▶ _Goal of the exercise_
Copy the lines of the data below exactly, starting at the first and stopping after the line that contains "W, H = 696, 451"; include no pictures.

▶ _Source data_
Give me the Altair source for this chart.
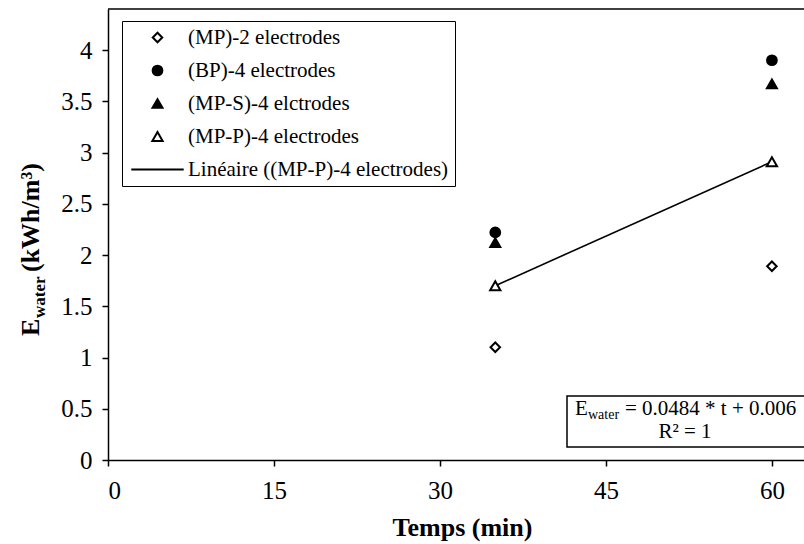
import altair as alt
import pandas as pd

# ---- data ----
times = [35, 60]
mp2 = [1.10, 1.89]
bp4 = [2.22, 3.90]
mps4 = [2.12, 3.67]
mpp4 = [1.70, 2.91]
series_names = [
    "(MP)-2 electrodes",
    "(BP)-4 electrodes",
    "(MP-S)-4 elctrodes",
    "(MP-P)-4 electrodes",
    "Linéaire ((MP-P)-4 electrodes)",
]
fit_slope = 0.0484
fit_intercept = 0.006
fit_r2 = 1
x_ticks = [0, 15, 30, 45, 60]
y_ticks = [0, 0.5, 1, 1.5, 2, 2.5, 3, 3.5, 4]

FONT = "Liberation Serif"
W, H = 696, 451

rows = []
for name, vals in zip(series_names[:4], [mp2, bp4, mps4, mpp4]):
    for t, v in zip(times, vals):
        rows.append({"t": t, "E": v, "series": name})
pts = pd.DataFrame(rows)
fit = pd.DataFrame({"t": times, "E": [fit_slope * t + fit_intercept for t in times]})
one = pd.DataFrame({"a": [0]})

xenc = alt.X("t:Q", scale=alt.Scale(domain=[0, 62.9], nice=False, zero=False),
             axis=alt.Axis(values=x_ticks, title="Temps (min)", labelPadding=12,
                           labelFont=FONT, titleFont=FONT,
                           titleX=354, titleY=75, titleBaseline="alphabetic",
                           titleAnchor="start", titleAlign="center"))
yenc = alt.Y("E:Q", scale=alt.Scale(domain=[0, 4.4], nice=False),
             axis=alt.Axis(values=y_ticks, title=None, format="~g", labelPadding=10,
                           labelFont=FONT))

leg = alt.Legend(title=None, orient="none", legendX=14, legendY=12,
                 strokeColor="black", fillColor="white", padding=6,
                 labelFont=FONT, labelFontSize=21, labelColor="black", labelLimit=500,
                 symbolStrokeColor="black", symbolStrokeWidth=2, symbolOpacity=1,
                 rowPadding=11, symbolOffset=19, labelOffset=20)

points = alt.Chart(pts).mark_point(stroke="black", strokeWidth=2, opacity=1).encode(
    x=xenc, y=yenc,
    shape=alt.Shape("series:N", scale=alt.Scale(
        domain=series_names,
        range=["diamond", "circle", "triangle-up", "triangle-up", "M-5,0H5"]), legend=leg),
    fill=alt.Fill("series:N", scale=alt.Scale(
        domain=series_names,
        range=["white", "black", "black", "white", "transparent"]), legend=leg),
    stroke=alt.Stroke("series:N", scale=alt.Scale(
        domain=series_names,
        range=["black", "black", "black", "black", "black"]), legend=leg),
    size=alt.Size("series:N", scale=alt.Scale(
        domain=series_names, range=[90, 110, 110, 95, 100]), legend=leg),
)

line = alt.Chart(fit).mark_line(color="black", strokeWidth=1.6).encode(x="t:Q", y="E:Q")

top_rule = alt.Chart(one).mark_rule(color="black", strokeWidth=1.5).encode(
    x=alt.value(0), x2=alt.value(W), y=alt.value(0))

# y axis title pieces (rotated)
ytitle = [
    ("E", 26, -69, 327),
    ("water", 17, -63, 309),
    ("(kWh/m³)", 26, -69, 263),
]
ylayers = [
    alt.Chart(one).mark_text(text=s, font=FONT, fontSize=fs, fontWeight="bold", angle=270,
                             align="left", baseline="alphabetic", color="black").encode(
        x=alt.value(xx), y=alt.value(yy))
    for s, fs, xx, yy in ytitle
]

# equation box
eq_box = alt.Chart(one).mark_rect(fill="white", stroke="black", strokeWidth=1.5).encode(
    x=alt.value(459), x2=alt.value(700), y=alt.value(387), y2=alt.value(438))
eq_parts = [
    ("E", 21, 467, 406, "left"),
    ("water", 14, 480, 410, "left"),
    (f"= {fit_slope} * t + {fit_intercept}", 21, 517, 406, "left"),
    (f"R² = {fit_r2}", 21, 577, 429, "center"),
]
eq_layers = [
    alt.Chart(one).mark_text(text=s, font=FONT, fontSize=fs, align=al, baseline="alphabetic",
                             color="black").encode(x=alt.value(xx), y=alt.value(yy))
    for s, fs, xx, yy, al in eq_parts
]

chart = alt.layer(line, points, top_rule, *ylayers, eq_box, *eq_layers).properties(
    width=W, height=H,
    autosize=alt.AutoSizeParams(type="none"),
    padding={"left": 108, "top": 9, "right": 0, "bottom": 84},
    background="white",
).configure(font=FONT).configure_view(stroke=None).configure_axis(
    domainColor="black", domainWidth=1.5, tickColor="black", tickWidth=1.5, tickSize=6,
    labelFont=FONT, labelFontSize=25, labelColor="black", grid=False,
    titleFont=FONT, titleFontSize=26, titleFontWeight="bold", titleColor="black",
).configure_legend(labelFont=FONT)

chart.save("out.html", embed_options={"renderer": "svg", "actions": False})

▶ _Finished exercise_
Give me the Altair source for this chart.
import altair as alt
import pandas as pd

# ---- data ----
times = [35, 60]
mp2 = [1.10, 1.89]
bp4 = [2.22, 3.90]
mps4 = [2.12, 3.67]
mpp4 = [1.70, 2.91]
series_names = [
    "(MP)-2 electrodes",
    "(BP)-4 electrodes",
    "(MP-S)-4 elctrodes",
    "(MP-P)-4 electrodes",
    "Linéaire ((MP-P)-4 electrodes)",
]
fit_slope = 0.0484
fit_intercept = 0.006
fit_r2 = 1
x_ticks = [0, 15, 30, 45, 60]
y_ticks = [0, 0.5, 1, 1.5, 2, 2.5, 3, 3.5, 4]

FONT = "Liberation Serif"
W, H = 696, 451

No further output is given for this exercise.